There is a point at which you need to put down the boombox, turn off the Peter Gabriel, and drive away.
As an aside, if you think I’m exaggerating the stalker qualities of this, just consider: you’ve “previously said you’re happy to hear from us by post (for example, … by not objecting when we’ve asked you).” Or, to rephrase, “you threw away the mail piece where we asked you about getting our mail pieces, so clearly you are happy to get them.”
So, how do you know when it’s time to bless and release a donor? When it’s no longer profitable to try to re-acquire them. You aren’t there to subsidize mailings to people who no longer want them.
But more than that, the earlier you can get someone to tell you they aren’t that in to you, the better. You won’t embarrass yourself with pieces like this one, nor will you have to pay for them.
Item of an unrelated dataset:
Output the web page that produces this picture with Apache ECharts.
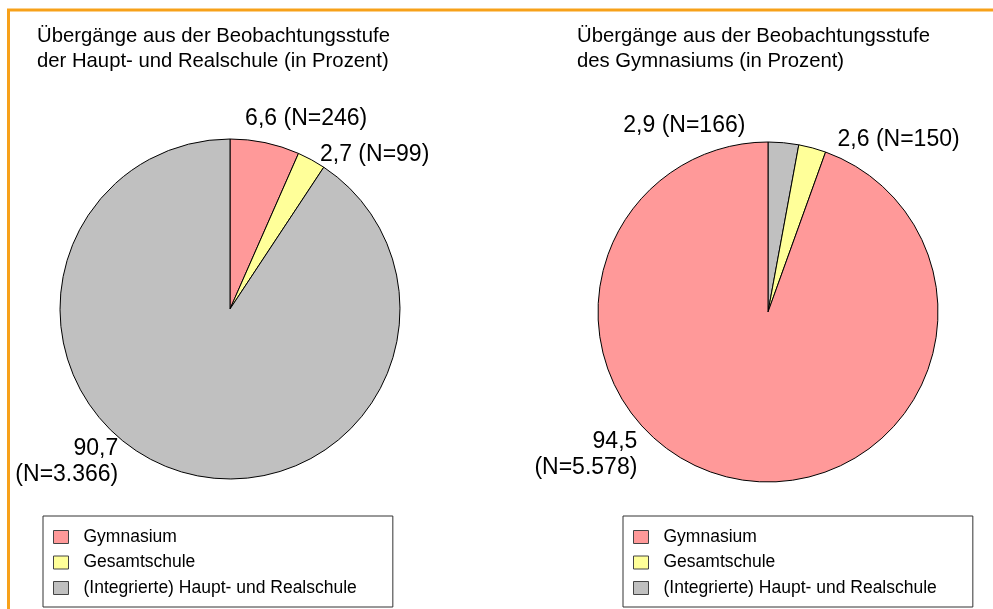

That’s why we advocate asking for commitment, satisfaction, and preference immediately upon first gift and urge you to keep asking until you get this information. Not only does getting this information greatly inform how far, and in what ways, you can communicate with a donor, but failure to gain any additional information from a donor is in fact getting information (just like not having someone open your emails).
Yes, you will have people opt out. Yes, you will have people tell you how they want to hear from you and how often (this will help you make them more, not less, valuable). They will be setting the parameters.
But the alternative to not having this information is a continual stream of one-way missives until, eventually, the organization gives up or the heat death of the universe arrives, whichever comes first. That’s not good for our donors and it’s not good for our organizations.
Nick
No matter what we call it… relationship building, cultivation, stewardship, whatever… We have to do it consistently, with organization and insight, damn good writing skills (Jeff Brooks, Tom Ahern, Roger Craver, John Lepp and Jen Love and on and on and on….. Donor-centered communications.) And how about more than donor-centered communications? Extraordinary experiences like thank-you calls and handwritten thanks notes (get on the band wagon, board members). And no-cost invitations to an insider update and and and …
We need to be ashamed of ourselves for our poor work on loyalty/retention. When 8 out of 10 first-time donors don’t give a second gift — something is very wrong. And that’s us fundraisers.
Probably best not to bash the Brits. She is our Queen too and we honour her- note the u. I’m not a monarchist actually but its a complex topic that has nothing do with fundraising. Or we could discuss your president….
True, true. We Americans are in little place to comment on other governmental systems. Sorry if it came off as a bash, rather than a light-hearted jib among friends. Charlie Hulme from our UK branch is writing on Friday; hopefully, he can come up with something sufficiently anti-American to compensate. 🙂
From a fundraising perspective, UK is ahead of the US in many areas: more use of consent and donor preferences (although no one is perfect), greater use of F1F and cashless systems, and (as mentioned in the comments yesterday) working to try to solve for the tragedy of the commons issue in fundraising. Lot to learn from across the pond.
Excellent piece! Doves tails with the concepts of lost opportunity and sunk costs. We forget that the time spent trying to keep those donors who have no intention of giving keeps us from engaging in potentially more valuable activities.
As well, we somehow thing that as a recent NY Times article about strategic quitting said, that doubling down on activity will pay dividends. Not only does doubling down not lead to better results it leads to burnout, frustration, and potentially a board of directors showing the DoD or ED the door.